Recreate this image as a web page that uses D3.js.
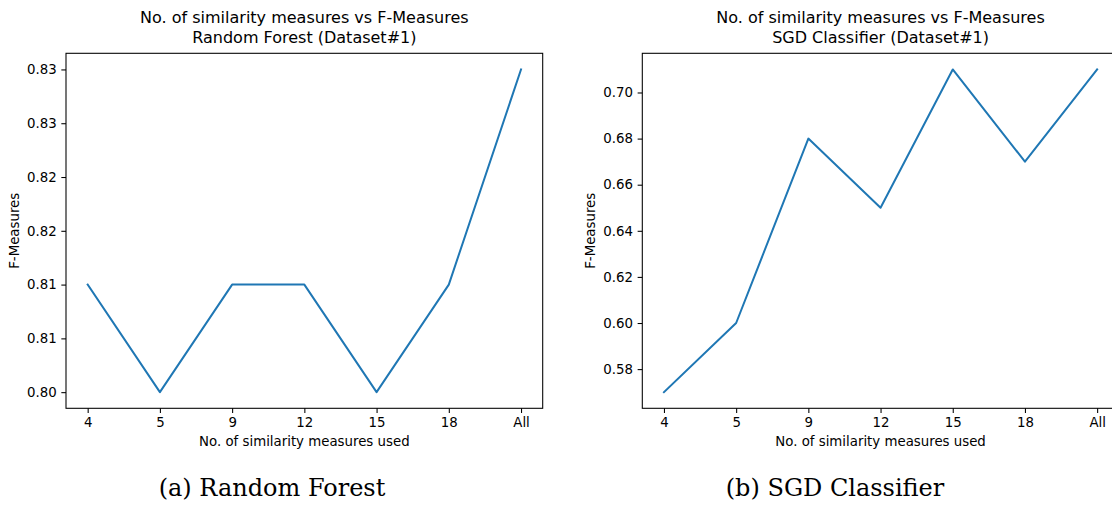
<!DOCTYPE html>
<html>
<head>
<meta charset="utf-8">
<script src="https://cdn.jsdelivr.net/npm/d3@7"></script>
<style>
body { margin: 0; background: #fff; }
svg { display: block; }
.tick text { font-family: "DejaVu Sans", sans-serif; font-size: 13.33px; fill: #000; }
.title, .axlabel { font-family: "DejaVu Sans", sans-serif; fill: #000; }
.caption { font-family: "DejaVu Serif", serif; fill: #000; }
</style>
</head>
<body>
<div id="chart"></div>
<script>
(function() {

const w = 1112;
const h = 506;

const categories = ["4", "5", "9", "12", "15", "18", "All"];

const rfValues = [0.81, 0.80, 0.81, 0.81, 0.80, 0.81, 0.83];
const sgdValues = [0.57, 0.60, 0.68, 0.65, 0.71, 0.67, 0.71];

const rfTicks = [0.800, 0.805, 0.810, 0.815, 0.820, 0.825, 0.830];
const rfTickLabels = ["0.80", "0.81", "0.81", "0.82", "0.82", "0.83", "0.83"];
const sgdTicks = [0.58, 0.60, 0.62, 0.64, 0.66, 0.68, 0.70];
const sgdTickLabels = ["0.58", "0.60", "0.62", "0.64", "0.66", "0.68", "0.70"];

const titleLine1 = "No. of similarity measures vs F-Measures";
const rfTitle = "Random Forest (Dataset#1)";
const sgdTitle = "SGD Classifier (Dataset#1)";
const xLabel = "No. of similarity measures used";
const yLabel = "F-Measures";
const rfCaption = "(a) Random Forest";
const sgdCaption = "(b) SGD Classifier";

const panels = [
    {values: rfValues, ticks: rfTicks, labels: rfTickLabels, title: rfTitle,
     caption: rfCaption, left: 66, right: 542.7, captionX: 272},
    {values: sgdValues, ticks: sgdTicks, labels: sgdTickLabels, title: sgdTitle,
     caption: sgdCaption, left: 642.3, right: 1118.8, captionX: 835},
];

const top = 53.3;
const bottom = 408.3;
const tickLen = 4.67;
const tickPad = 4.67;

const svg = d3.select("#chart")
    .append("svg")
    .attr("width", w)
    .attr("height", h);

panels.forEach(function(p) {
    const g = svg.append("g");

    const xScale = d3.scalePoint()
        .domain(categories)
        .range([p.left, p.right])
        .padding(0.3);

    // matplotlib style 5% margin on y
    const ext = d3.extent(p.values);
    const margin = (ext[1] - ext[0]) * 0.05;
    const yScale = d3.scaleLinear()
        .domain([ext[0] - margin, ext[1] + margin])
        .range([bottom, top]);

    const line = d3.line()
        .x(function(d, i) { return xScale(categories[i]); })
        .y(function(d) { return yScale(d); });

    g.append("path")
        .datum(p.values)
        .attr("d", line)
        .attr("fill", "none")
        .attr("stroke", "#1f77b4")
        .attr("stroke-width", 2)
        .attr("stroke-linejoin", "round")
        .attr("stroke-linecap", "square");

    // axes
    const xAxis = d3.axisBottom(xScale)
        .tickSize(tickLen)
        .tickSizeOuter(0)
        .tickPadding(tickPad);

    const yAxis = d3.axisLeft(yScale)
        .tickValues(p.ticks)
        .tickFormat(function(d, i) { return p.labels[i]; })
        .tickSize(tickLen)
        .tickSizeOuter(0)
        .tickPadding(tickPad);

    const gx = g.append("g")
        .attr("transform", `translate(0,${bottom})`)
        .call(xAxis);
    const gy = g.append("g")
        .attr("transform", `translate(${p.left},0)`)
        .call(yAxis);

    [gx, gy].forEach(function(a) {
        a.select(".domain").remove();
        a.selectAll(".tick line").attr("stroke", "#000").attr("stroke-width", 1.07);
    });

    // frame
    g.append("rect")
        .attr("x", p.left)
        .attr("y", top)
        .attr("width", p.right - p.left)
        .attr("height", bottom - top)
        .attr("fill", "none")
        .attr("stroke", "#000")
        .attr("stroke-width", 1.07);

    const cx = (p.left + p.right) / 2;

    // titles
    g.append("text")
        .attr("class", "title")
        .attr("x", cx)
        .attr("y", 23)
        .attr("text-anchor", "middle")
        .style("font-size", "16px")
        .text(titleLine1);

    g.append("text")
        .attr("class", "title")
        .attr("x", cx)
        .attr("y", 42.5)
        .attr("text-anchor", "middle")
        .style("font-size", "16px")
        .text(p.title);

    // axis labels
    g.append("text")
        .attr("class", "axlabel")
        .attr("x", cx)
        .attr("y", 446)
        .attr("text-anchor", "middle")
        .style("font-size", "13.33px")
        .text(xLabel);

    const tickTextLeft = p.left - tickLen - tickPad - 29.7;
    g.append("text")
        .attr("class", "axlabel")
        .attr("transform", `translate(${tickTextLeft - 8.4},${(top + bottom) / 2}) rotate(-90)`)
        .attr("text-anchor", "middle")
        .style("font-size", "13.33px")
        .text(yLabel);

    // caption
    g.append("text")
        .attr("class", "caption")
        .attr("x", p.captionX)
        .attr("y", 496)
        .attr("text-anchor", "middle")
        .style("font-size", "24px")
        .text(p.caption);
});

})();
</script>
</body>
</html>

——————

YOUR INSTRUCTIONS - Skipping the pictures, transcribe each line above exactly as it appears.

OUTPUT OF THE EXERCISE -
Recreate this image as a web page that uses D3.js.
<!DOCTYPE html>
<html>
<head>
<meta charset="utf-8">
<script src="https://cdn.jsdelivr.net/npm/d3@7"></script>
<style>
body { margin: 0; background: #fff; }
svg { display: block; }
.tick text { font-family: "DejaVu Sans", sans-serif; font-size: 13.33px; fill: #000; }
.title, .axlabel { font-family: "DejaVu Sans", sans-serif; fill: #000; }
.caption { font-family: "DejaVu Serif", serif; fill: #000; }
</style>
</head>
<body>
<div id="chart"></div>
<script>
(function() {

const w = 1112;
const h = 506;

const categories = ["4", "5", "9", "12", "15", "18", "All"];

const rfValues = [0.81, 0.80, 0.81, 0.81, 0.80, 0.81, 0.83];
const sgdValues = [0.57, 0.60, 0.68, 0.65, 0.71, 0.67, 0.71];

const rfTicks = [0.800, 0.805, 0.810, 0.815, 0.820, 0.825, 0.830];
const rfTickLabels = ["0.80", "0.81", "0.81", "0.82", "0.82", "0.83", "0.83"];
const sgdTicks = [0.58, 0.60, 0.62, 0.64, 0.66, 0.68, 0.70];
const sgdTickLabels = ["0.58", "0.60", "0.62", "0.64", "0.66", "0.68", "0.70"];

const titleLine1 = "No. of similarity measures vs F-Measures";
const rfTitle = "Random Forest (Dataset#1)";
const sgdTitle = "SGD Classifier (Dataset#1)";
const xLabel = "No. of similarity measures used";
const yLabel = "F-Measures";
const rfCaption = "(a) Random Forest";
const sgdCaption = "(b) SGD Classifier";

const panels = [
    {values: rfValues, ticks: rfTicks, labels: rfTickLabels, title: rfTitle,
     caption: rfCaption, left: 66, right: 542.7, captionX: 272},
    {values: sgdValues, ticks: sgdTicks, labels: sgdTickLabels, title: sgdTitle,
     caption: sgdCaption, left: 642.3, right: 1118.8, captionX: 835},
];

const top = 53.3;
const bottom = 408.3;
const tickLen = 4.67;
const tickPad = 4.67;

const svg = d3.select("#chart")
    .append("svg")
    .attr("width", w)
    .attr("height", h);

panels.forEach(function(p) {
    const g = svg.append("g");

    const xScale = d3.scalePoint()
        .domain(categories)
        .range([p.left, p.right])
        .padding(0.3);

    // matplotlib style 5% margin on y
    const ext = d3.extent(p.values);
    const margin = (ext[1] - ext[0]) * 0.05;
    const yScale = d3.scaleLinear()
        .domain([ext[0] - margin, ext[1] + margin])
        .range([bottom, top]);

    const line = d3.line()
        .x(function(d, i) { return xScale(categories[i]); })
        .y(function(d) { return yScale(d); });

    g.append("path")
        .datum(p.values)
        .attr("d", line)
        .attr("fill", "none")
        .attr("stroke", "#1f77b4")
        .attr("stroke-width", 2)
        .attr("stroke-linejoin", "round")
        .attr("stroke-linecap", "square");

    // axes
    const xAxis = d3.axisBottom(xScale)
        .tickSize(tickLen)
        .tickSizeOuter(0)
        .tickPadding(tickPad);

    const yAxis = d3.axisLeft(yScale)
        .tickValues(p.ticks)
        .tickFormat(function(d, i) { return p.labels[i]; })
        .tickSize(tickLen)
        .tickSizeOuter(0)
        .tickPadding(tickPad);

    const gx = g.append("g")
        .attr("transform", `translate(0,${bottom})`)
        .call(xAxis);
    const gy = g.append("g")
        .attr("transform", `translate(${p.left},0)`)
        .call(yAxis);

    [gx, gy].forEach(function(a) {
        a.select(".domain").remove();
        a.selectAll(".tick line").attr("stroke", "#000").attr("stroke-width", 1.07);
    });

    // frame
    g.append("rect")
        .attr("x", p.left)
        .attr("y", top)
        .attr("width", p.right - p.left)
        .attr("height", bottom - top)
        .attr("fill", "none")
        .attr("stroke", "#000")
        .attr("stroke-width", 1.07);

    const cx = (p.left + p.right) / 2;

    // titles
    g.append("text")
        .attr("class", "title")
        .attr("x", cx)
        .attr("y", 23)
        .attr("text-anchor", "middle")
        .style("font-size", "16px")
        .text(titleLine1);

    g.append("text")
        .attr("class", "title")
        .attr("x", cx)
        .attr("y", 42.5)
        .attr("text-anchor", "middle")
        .style("font-size", "16px")
        .text(p.title);

    // axis labels
    g.append("text")
        .attr("class", "axlabel")
        .attr("x", cx)
        .attr("y", 446)
        .attr("text-anchor", "middle")
        .style("font-size", "13.33px")
        .text(xLabel);

    const tickTextLeft = p.left - tickLen - tickPad - 29.7;
    g.append("text")
        .attr("class", "axlabel")
        .attr("transform", `translate(${tickTextLeft - 8.4},${(top + bottom) / 2}) rotate(-90)`)
        .attr("text-anchor", "middle")
        .style("font-size", "13.33px")
        .text(yLabel);

    // caption
    g.append("text")
        .attr("class", "caption")
        .attr("x", p.captionX)
        .attr("y", 496)
        .attr("text-anchor", "middle")
        .style("font-size", "24px")
        .text(p.caption);
});

})();
</script>
</body>
</html>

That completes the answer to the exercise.